Other people — many far from our shores — already see this opportunity.
Case in point: Fish 2.0 is a global organization dedicated to driving sustainable innovation in the seafood sector. They’ve cobbled together an incredible network of investors and driven some $60 million in investment since their founding in 2013.
Fish 2.0 founder Monica Jain has 30 years’ experience at the intersection of finance and fisheries. Former President. Barack Obama named her a White House “Champion of Change for Sustainable Seafood” in 2015, in recognition of these efforts. Now, Jain wants to bring her vast network to our shores.
I’ve been fortunate enough to get to know Monica over the last two years. I spearheaded an effort to bring Fish 2.0 to the Southeast in 2017 and acted as her liason in the Gulf region for the duration of the competition. In doing so, I had two main objectives: To showcase the innovations already happening in our region and to bring fresh financial and intellectual capital back home.
That strategy seems to have paid off. Hometown heroes Pensacola Bay Oyster Co. were one of only 40 startups to make it to this year’s Fish 2.0 finals, which were held at Stanford University in November. There, they shared the stage with Panacea Oyster Co-Op, another Florida oyster startup led by bright, bold, forward-looking folks.
The room was also flush with investors and fund managers — serious people who were eager to learn about the opportunities our region presented. Don McMahon, owner of Pensacola Bay Oyster Co., told them about his plans to build a multi-million-dollar oyster hatchery right here in Pensacola. That project is a linchpin not only for his company’s development, but for the growth of an entirely new, sustainable industry in struggling seafood communities across the state.

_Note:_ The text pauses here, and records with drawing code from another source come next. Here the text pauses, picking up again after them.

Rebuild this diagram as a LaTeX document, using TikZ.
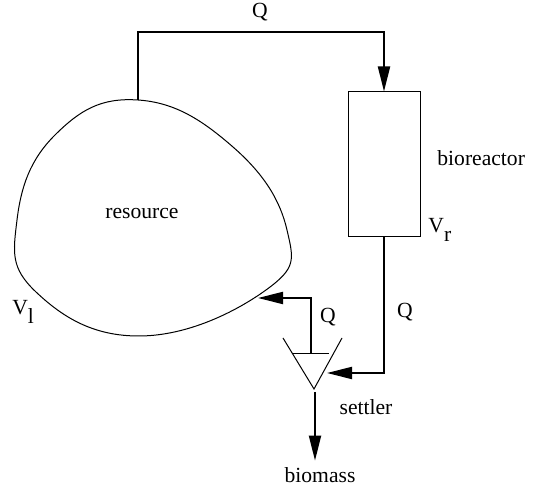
\documentclass[tikz,border=0pt]{standalone}
\usepackage{fontspec}
\setmainfont{Liberation Serif}
\usetikzlibrary{arrows.meta,positioning}
\begin{document}
\begin{tikzpicture}[x=0.5pt,y=-0.5pt,
    flow/.style={-{Triangle[length=12.5pt,width=6pt]},line width=1pt},
    thin line/.style={line width=0.5pt},
    lbl/.style={inner sep=0pt,anchor=base},
    font=\rmfamily\fontsize{10.8}{13}\selectfont]
    \useasboundingbox (0,0) rectangle (536,490);

    % resource tank
    \draw[thin line] plot[smooth cycle,tension=0.75] coordinates {(138,100) (233,147) (287,230) (266,290) (140,336) (36,292) (17,220) (55,135)};
    \coordinate (out) at (138,100);
    \coordinate (back) at (258,298);

    % bioreactor
    \node[draw,thin line,minimum width=36pt,minimum height=72.5pt,inner sep=0pt] (reactor) at (384,164.5) {};

    % settler
    \coordinate (settler) at (314,389);
    \draw[thin line] (283,338) -- (settler) -- (342,338);
    \draw[thin line] (293,354) -- (329,354);
    \coordinate (overflow) at (311,354);
    \coordinate (feed) at (327,373);
    \coordinate (drain) at (315,392);

    \node[lbl] (biomass) at (320,483) {biomass};

    \draw[flow] (out) -- (138,32) -| (reactor.north);
    \draw[flow] (reactor.south) |- (feed);
    \draw[flow] (overflow) |- (back);
    \draw[flow,shorten >=3.5pt] (drain) -- (drain |- biomass.north);

    \node[lbl] (qtop) at (260,18) {Q};
    \node[lbl] (resource) at (142,219) {resource};
    \node[lbl,anchor=base west] (reactorlbl) at (437,166) {bioreactor};
    \node[lbl,anchor=base west] (vr) at (428,233) {V\raisebox{-4.5pt}{r}};
    \node[lbl,anchor=base west] (vl) at (12,315) {V\raisebox{-4.5pt}{l}};
    \node[lbl] (qfeed) at (405,318) {Q};
    \node[lbl] (qback) at (328,323) {Q};
    \node[lbl] (settlerlbl) at (366,415) {settler};
\end{tikzpicture}
\end{document}
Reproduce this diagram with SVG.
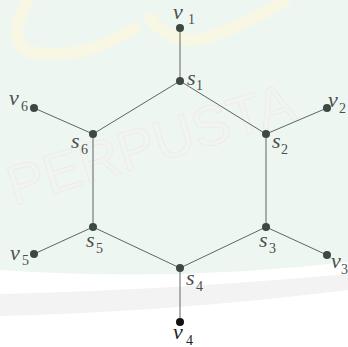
<svg xmlns="http://www.w3.org/2000/svg" width="348" height="347" viewBox="0 0 348 347">
<style>
.e{stroke:#5f6662;stroke-width:1;fill:none}
.d{fill:#3c4842}
.l{font-family:"Liberation Serif","Times New Roman",serif;font-style:italic;font-size:22px;fill:#4a4f4c}
.s{font-family:"Liberation Serif","Times New Roman",serif;font-size:14px;fill:#4a4f4c}
.wm{font-family:"Liberation Sans",Arial,sans-serif;font-size:56px;fill:none;stroke:#f3e9e9;stroke-width:1}
</style>
<rect width="348" height="347" fill="#ffffff"/>
<path d="M0 0H348V262Q180 282 0 270Z" fill="#eef6f2"/>
<path d="M0 294Q170 290 348 274V290Q170 312 0 316Z" fill="#f3f3f3"/>
<g fill="none" stroke="#f8f7e4" stroke-width="12" stroke-linecap="round">
<path d="M28 0Q5 40 30 52Q80 62 135 28"/>
<path d="M150 18Q175 50 215 35Q255 20 285 0"/>
</g>
<text class="wm" transform="translate(14 206) rotate(-17)">PERPUSTA</text>
<g id="connectors">
<line class="e" x1="180" y1="28" x2="180" y2="81"/>
<line class="e" x1="180" y1="81" x2="266" y2="134"/>
<line class="e" x1="266" y1="134" x2="266" y2="227"/>
<line class="e" x1="266" y1="227" x2="180" y2="268"/>
<line class="e" x1="180" y1="268" x2="93" y2="227"/>
<line class="e" x1="93" y1="227" x2="93" y2="134"/>
<line class="e" x1="93" y1="134" x2="180" y2="81"/>
<line class="e" x1="266" y1="134" x2="327" y2="108"/>
<line class="e" x1="266" y1="227" x2="327" y2="255"/>
<line class="e" x1="180" y1="268" x2="180" y2="322"/>
<line class="e" x1="93" y1="227" x2="34" y2="254"/>
<line class="e" x1="93" y1="134" x2="34" y2="108"/>
</g>
<g id="v1"><circle class="d" cx="180" cy="28" r="4"/><text class="l" x="173" y="19">v</text><text class="s" x="188" y="24">1</text></g>
<g id="s1"><circle class="d" cx="180" cy="81" r="4"/><text class="l" x="187" y="85">s</text><text class="s" x="196" y="90">1</text></g>
<g id="v6"><circle class="d" cx="34" cy="108" r="4"/><text class="l" x="9" y="105">v</text><text class="s" x="21" y="111">6</text></g>
<g id="v2"><circle class="d" cx="327" cy="108" r="4"/><text class="l" x="328" y="107">v</text><text class="s" x="339" y="113">2</text></g>
<g id="s6"><circle class="d" cx="93" cy="134" r="4"/><text class="l" x="71" y="148">s</text><text class="s" x="81" y="154">6</text></g>
<g id="s2"><circle class="d" cx="266" cy="134" r="4"/><text class="l" x="272" y="148">s</text><text class="s" x="281" y="154">2</text></g>
<g id="s5"><circle class="d" cx="93" cy="227" r="4"/><text class="l" x="86" y="247">s</text><text class="s" x="96" y="253">5</text></g>
<g id="s3"><circle class="d" cx="266" cy="227" r="4"/><text class="l" x="259" y="247">s</text><text class="s" x="269" y="253">3</text></g>
<g id="v5"><circle class="d" cx="34" cy="254" r="4"/><text class="l" x="10" y="260">v</text><text class="s" x="22" y="265">5</text></g>
<g id="v3"><circle class="d" cx="327" cy="255" r="4"/><text class="l" x="331" y="268">v</text><text class="s" x="341" y="274">3</text></g>
<g id="s4"><circle class="d" cx="180" cy="268" r="4"/><text class="l" x="186" y="285">s</text><text class="s" x="196" y="291">4</text></g>
<g id="v4"><circle cx="180" cy="322" r="4" fill="#111"/><text class="l" x="173" y="339" style="fill:#222">v</text><text class="s" x="186" y="345" style="fill:#222">4</text></g>
</svg>
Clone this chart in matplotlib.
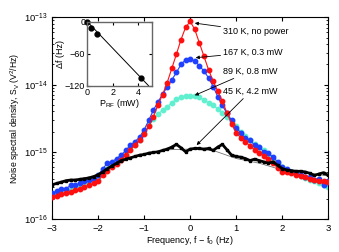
import numpy as np
import matplotlib
matplotlib.use("Agg")
import matplotlib.pyplot as plt
from matplotlib.ticker import LogLocator, NullFormatter

plt.rcParams['font.family'] = ['Liberation Sans', 'DejaVu Sans']
plt.rcParams['mathtext.default'] = 'regular'
plt.rcParams['font.size'] = 6.5

# frequency offset f - f0 (Hz), 0.1 Hz steps from -3 to 3
freq = np.round(np.arange(-30, 31) / 10.0, 1)

# log10 of noise spectral density (V^2/Hz)
logS_310K = [-15.68, -15.66, -15.63, -15.62, -15.60, -15.57, -15.55, -15.52, -15.50, -15.47,
             -15.43, -15.35, -15.28, -15.23, -15.18, -15.12, -15.05, -14.97, -14.90, -14.82,
             -14.74, -14.62, -14.48, -14.30, -14.15, -13.97, -13.76, -13.55, -13.33, -13.15,
             -13.06,
             -13.18, -13.38, -13.58, -13.78, -13.95, -14.10, -14.25, -14.42, -14.58, -14.72,
             -14.79, -14.85, -14.91, -14.97, -15.02, -15.06, -15.10, -15.17, -15.24, -15.30,
             -15.30, -15.32, -15.34, -15.36, -15.38, -15.40, -15.42, -15.44, -15.43, -15.45]

logS_167K = [-15.62, -15.58, -15.55, -15.55, -15.50, -15.50, -15.47, -15.43, -15.42, -15.40,
             -15.35, -15.25, -15.17, -15.15, -15.10, -15.05, -14.98, -14.90, -14.85, -14.78,
             -14.67, -14.53, -14.38, -14.26, -14.14, -14.04, -13.93, -13.82, -13.70, -13.63,
             -13.62,
             -13.65, -13.72, -13.80, -13.90, -14.03, -14.18, -14.31, -14.43, -14.53, -14.64,
             -14.72, -14.80, -14.83, -14.90, -14.93, -15.00, -15.02, -15.08, -15.15, -15.22,
             -15.26, -15.30, -15.32, -15.34, -15.37, -15.38, -15.42, -15.40, -15.50, -15.43]

logS_89K = [-15.66, -15.63, -15.62, -15.60, -15.57, -15.55, -15.52, -15.50, -15.47, -15.44,
            -15.40, -15.32, -15.25, -15.20, -15.15, -15.10, -15.03, -14.96, -14.90, -14.82,
            -14.72, -14.60, -14.51, -14.44, -14.38, -14.33, -14.27, -14.22, -14.18, -14.17,
            -14.17,
            -14.17, -14.19, -14.23, -14.27, -14.31, -14.36, -14.42, -14.48, -14.55, -14.62,
            -14.70, -14.77, -14.83, -14.88, -14.93, -14.98, -15.03, -15.10, -15.17, -15.23,
            -15.27, -15.30, -15.33, -15.36, -15.39, -15.42, -15.44, -15.46, -15.50, -15.52]

logS_45K = [-15.49, -15.47, -15.45, -15.43, -15.42, -15.42, -15.41, -15.40, -15.39, -15.37,
            -15.34, -15.30, -15.25, -15.21, -15.17, -15.13, -15.11, -15.09, -15.07, -15.05,
            -15.04, -15.02, -15.01, -15.00, -14.98, -14.96, -14.93, -14.89, -14.94, -15.00,
            -14.96,
            -14.95, -14.95, -14.96, -14.95, -14.98, -14.93, -14.89, -14.97, -15.05, -15.07,
            -15.08, -15.10, -15.13, -15.11, -15.13, -15.15, -15.17, -15.15, -15.20, -15.25,
            -15.27, -15.28, -15.29, -15.29, -15.30, -15.32, -15.35, -15.33, -15.31, -15.35]

# fitted curve under the 45 K data
fit45_f = [-3, -2.5, -2, -1.5, -1, -0.5, 0, 0.5, 1, 1.5, 2, 2.5, 3]
fit45_logS = [-15.49, -15.42, -15.34, -15.13, -15.04, -14.97, -14.96, -14.98,
              -15.10, -15.17, -15.27, -15.31, -15.36]

# inset: frequency shift vs RF power
p_rf = [0, 0.3, 0.8, 4.2]
delta_f = [0, -11, -24, -106]
fit_p = [0, 4.8]
fit_df = [0, -120]

labels = ["310 K, no power", "167 K, 0.3 mW", "89 K, 0.8 mW", "45 K, 4.2 mW"]
colors = ["#ff1010", "#2040ff", "#60f0d0", "black"]
yticks = [1e-16, 1e-15, 1e-14, 1e-13]
ytick_labels = ["$10^{-16}$", "$10^{-15}$", "$10^{-14}$", "$10^{-13}$"]


def main():
    fig = plt.figure(figsize=(3.39, 2.52), dpi=100)
    ax = fig.add_axes([0.154, 0.131, 0.814, 0.800])

    S_list = [10 ** np.array(v) for v in (logS_310K, logS_167K, logS_89K)]

    ax.plot(fit45_f, 10 ** np.array(fit45_logS), color="0.45", lw=0.6, zorder=1)
    # cyan first, then blue, then red on top
    for S, c, z in zip(S_list[::-1], colors[2::-1], [2, 3, 4]):
        ax.plot(freq, S, "-o", color=c, lw=0.8, ms=3.2, mec=c, zorder=z)
    ax.plot(freq, 10 ** np.array(logS_45K), "-s", color="black", lw=2.0, ms=1.6, zorder=5)

    ax.set_yscale("log")
    ax.set_xlim(-3, 3)
    ax.set_ylim(1e-16, 1e-13)
    ax.set_xticks([-3, -2, -1, 0, 1, 2, 3])
    ax.set_yticks(yticks)
    ax.set_yticklabels(ytick_labels)
    ax.yaxis.set_minor_locator(LogLocator(base=10, subs=np.arange(2, 10)))
    ax.yaxis.set_minor_formatter(NullFormatter())
    ax.tick_params(which="both", direction="in", top=True, right=True, labelsize=6.8)
    ax.tick_params(which="major", length=3)
    ax.tick_params(which="minor", length=1.5)
    ax.set_xlabel("Frequency, f \u2212 f$_0$ (Hz)", fontsize=6.5, labelpad=1)
    ax.set_ylabel("Noise spectral density, S$_V$ (V$^2$/Hz)", fontsize=6.2, labelpad=1)

    # arrows to curves
    tips = [(0.1, 10 ** -13.085), (0.12, 10 ** -13.6), (0.1, 10 ** -14.16), (0.14, 10 ** -14.9)]
    text_y = [10 ** -13.21, 10 ** -13.52, 10 ** -13.80, 10 ** -14.10]
    for lab, tip, ty in zip(labels, tips, text_y):
        ax.annotate(lab, xy=tip, xytext=(0.72, ty), fontsize=6.5, ha="left", va="center",
                    arrowprops=dict(arrowstyle="-|>", color="black", lw=0.6,
                                    mutation_scale=5, shrinkA=0, shrinkB=0),
                    zorder=6)

    # inset
    ins = fig.add_axes([0.2575, 0.66, 0.19, 0.254])
    ins.plot(fit_p, fit_df, color="black", lw=0.7)
    ins.plot(p_rf, delta_f, "o", color="black", ms=3.5, clip_on=False)
    ins.set_xlim(0, 5.05)
    ins.set_ylim(-120, 0)
    ins.set_xticks([0, 2, 4])
    ins.set_yticks([0, -60, -120])
    ins.tick_params(direction="in", top=True, right=True, labelsize=6.5, length=2, pad=1.5)
    for sp in ins.spines.values():
        sp.set_color("0.4")
        sp.set_linewidth(1.0)
    ins.set_xlabel("P$_{RF}$ (mW)", fontsize=6.5, labelpad=0.5)
    ins.set_ylabel("\u0394f (Hz)", fontsize=6.5, labelpad=0)

    fig.savefig("out.png", dpi=100)


main()
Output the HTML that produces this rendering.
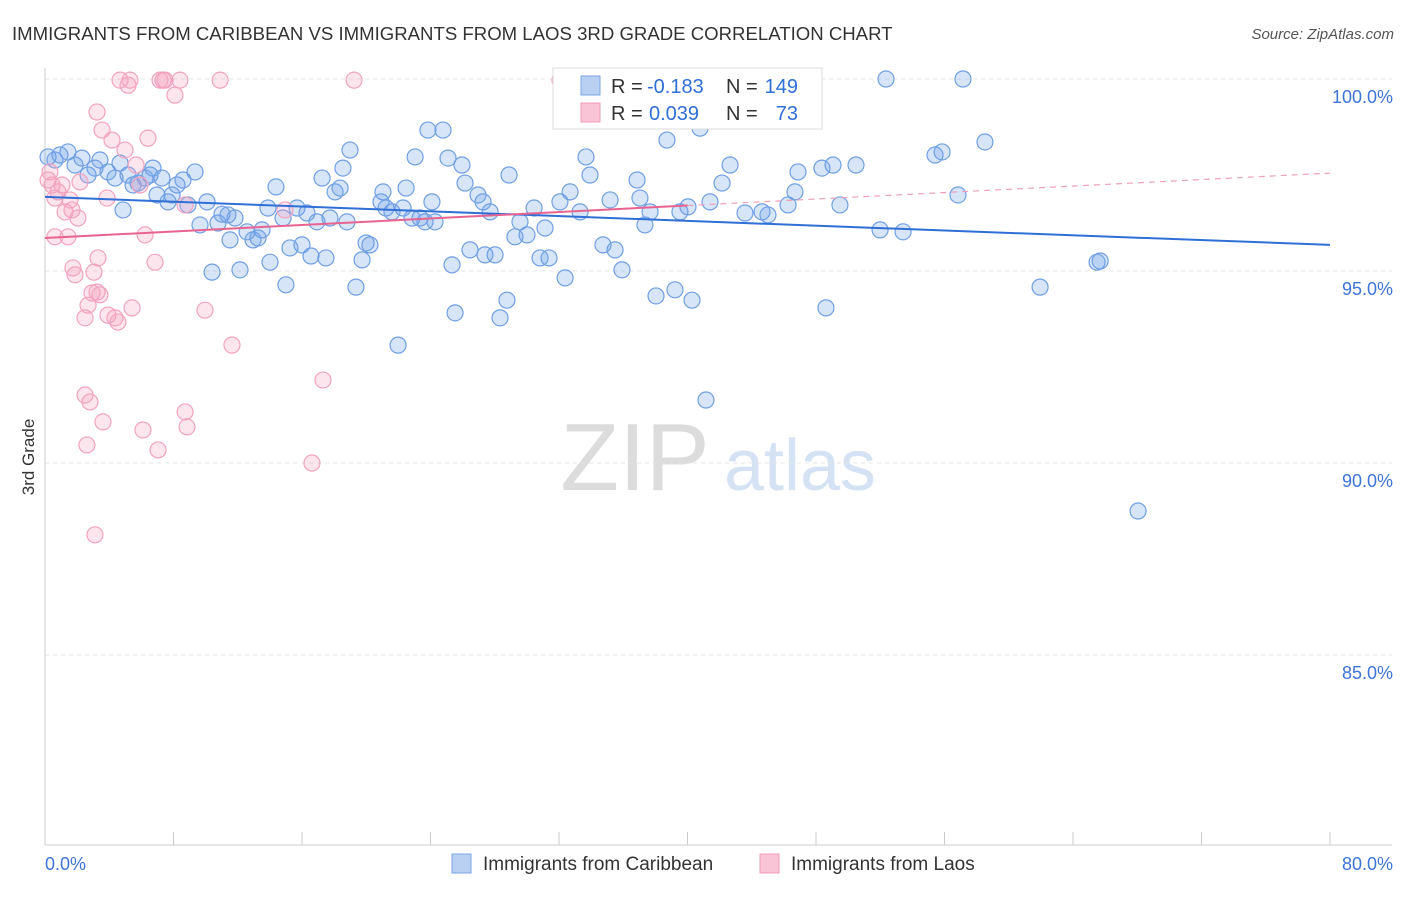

I left the competition invigorated and emboldened. I was even more excited when I learned earlier this month that Fish 2.0 had submitted a pre-application to Triumph Gulf Coast, in the hope of deepening the relationship between our region and their growing network of investors.
Their request — for $250,000 — would help to establish a dedicated regional Fish 2.0 network, an engine for sustainable seafood development in our backyard.
“Fish 2.0 could help growing seafood ventures raise the matching funds they need for Triumph to reach its objectives, and to more rapidly scale sustainable seafood innovations in the region,” their application reads.
As we continue to debate the most prudent use of public resources, I hope we can keep this bigger picture in mind and, when possible, cast a wider net. Afterall, there are always bigger fish in the sea.